Ferry Reserve offers free overnight parking for self contained motorhomes or caravans on a large slightly undulating grassy area overlooking the river. The vans were parked up and after getting settled, we went for a walk to see what we could see.
The area is bordered by two bridges. The Balance Bridge was constructed over the Manawatu River in 1904 and served until 1968 when it was closed, as it was thought to be unsafe. This wooden bridge was then replaced by an iron-concrete bridge which opened in 1971.
A road through the Manawatu Gorge was constructed 1871-1872, opening up Manawatu to Wairarapa and Hawkes Bay, and the original Upper Gorge bridge replaced the ford in the Manawatu River in 1875, with a toll gate to collect revenue for the maintenance of the road. The wooden bridge, built of heart totara, was replaced in 1931 allowing for two-way traffic. The Manawatu Gorge Road is now closed due to recurring landslides, and a new road is planned.
Upper Gorge Bridge
Several buildings have been added to the reserve since our last visit. Whare Three is one of eight dotted about the region and information boards tell of the history of the area. According to Rangitane tradition the Manawatu River Gorge was formed by a giant totara tree known as Okatia who once stood on the Puketio Ranges to the east. Okatia became incensed with the desire to reach the sea and traveled west from his home, encountering the great Ruahine and Tararua mountain ranges. This it overcome, creating a great mountain pass known as Te Apiti, the Manawatu Gorge.
Whare Three with information boards inside
There is also a BBQ shelter and a rather smart tiled toilet block in the park.

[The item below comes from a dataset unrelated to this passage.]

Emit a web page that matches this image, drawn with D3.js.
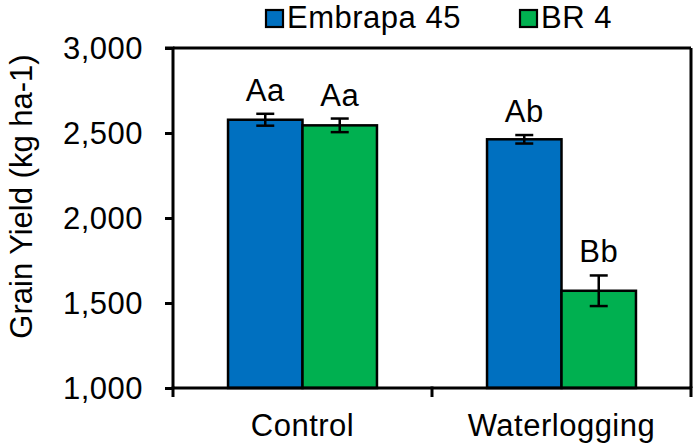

And that’s us away in the distance, overlooking the river
A lovely touch in the park is the Sacred Grove of Trees. These were planted by the children of Woodville School in memory of the servicemen of Woodville and surrounding districts who did not return from active service during the Great War of 1914-1918. Each man now has a personal living memorial so that his sacrifice will be forever remembered.
Sacred Grove of Trees
Our last evening was spent together having a tipple and reminiscing about our trip. The weather had changed overnight and our journey home the following morning was rather wet. But, as often happens, by the time we reached our home town, the weather had improved, making unloading the caravan so much easier. It was a great trip away, plenty of time for relaxing, some exploring, dining out, and time to catch up with family too. We've unpacked the caravan, done a couple of loads of washing, getting ready to do it all again shortly, our next trip away is in two weeks time.